The style is very evocative, and if you've ever had any doubts about straight life-styles you'll likely find echoes of your thoughts lurking in the deliberately vague text. The fantastic and mystical are present too, usually associated with optimistic ideas of the future:

Do you believe in the day? Do you?
Believe in the day.' the Dawn Creation
of the Kings has begun. Soft Venus
(lonely maiden) brings the ageless one.

which is reminiscent of Buckminster Fuller's "better living through technology" creed.

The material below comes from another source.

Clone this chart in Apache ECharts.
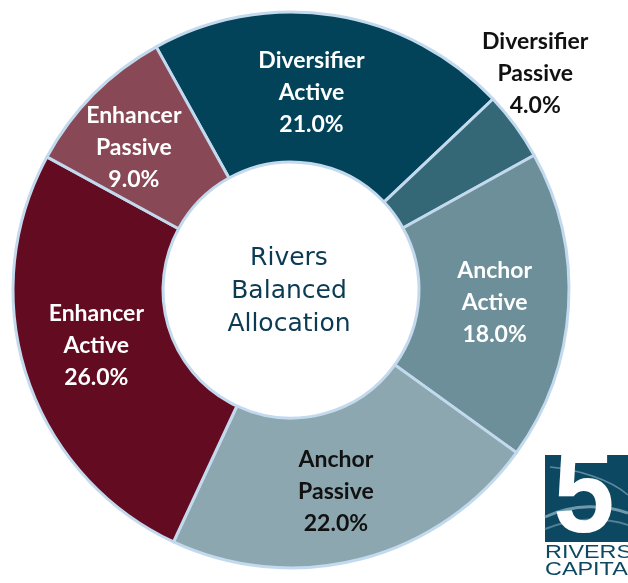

Of course the music is superb. There are many classic Jethro Tull idiosyncrasies — Anderson's incisive flute is perhaps the most obvious — but a significant amount of new ground is covered as well. The scope is massive, almost Baroque in its elaboration. The new drummer, Barriemore Barlow, lays a very crisp, military foundation which is reproduced exactly up each column of sound, creating a lot of acoustic excitement — a colonnade of accents. But it is the sheer variety of sounds that overwhelms, from magnificent bursting explosions of noise to soft moments of transcendentally fragile beauty. The detail is presented carefully so that boredom never catches up Throughout the text appears the line:

Your wise men don't know how it feels to be thick as a brick.

which appears to be a message of the album: When you know how much is unknown then you can know what is known.

— Philip Alley

Crazy Horse — Loose

Wherein remnants of Neil Young's old backing group lay down thirteen tracks easily, without fuss or undue haste. The title suits, the whole thing rocks along nicely and simply without pretensions. The tone is generally lighter than the group's first LP, though personnel changes since the latter make comparisons misleading.

The songs are mostly movers, unadorned and with predictable changes throughout.

The melodies are pleasant but for from original and though one is very conscious of influences they're hard to name apart from Crosby, Stills & Nash in All Alone Now which has the same persistent, tinkling guitar and chorus as 49 Bye Byes.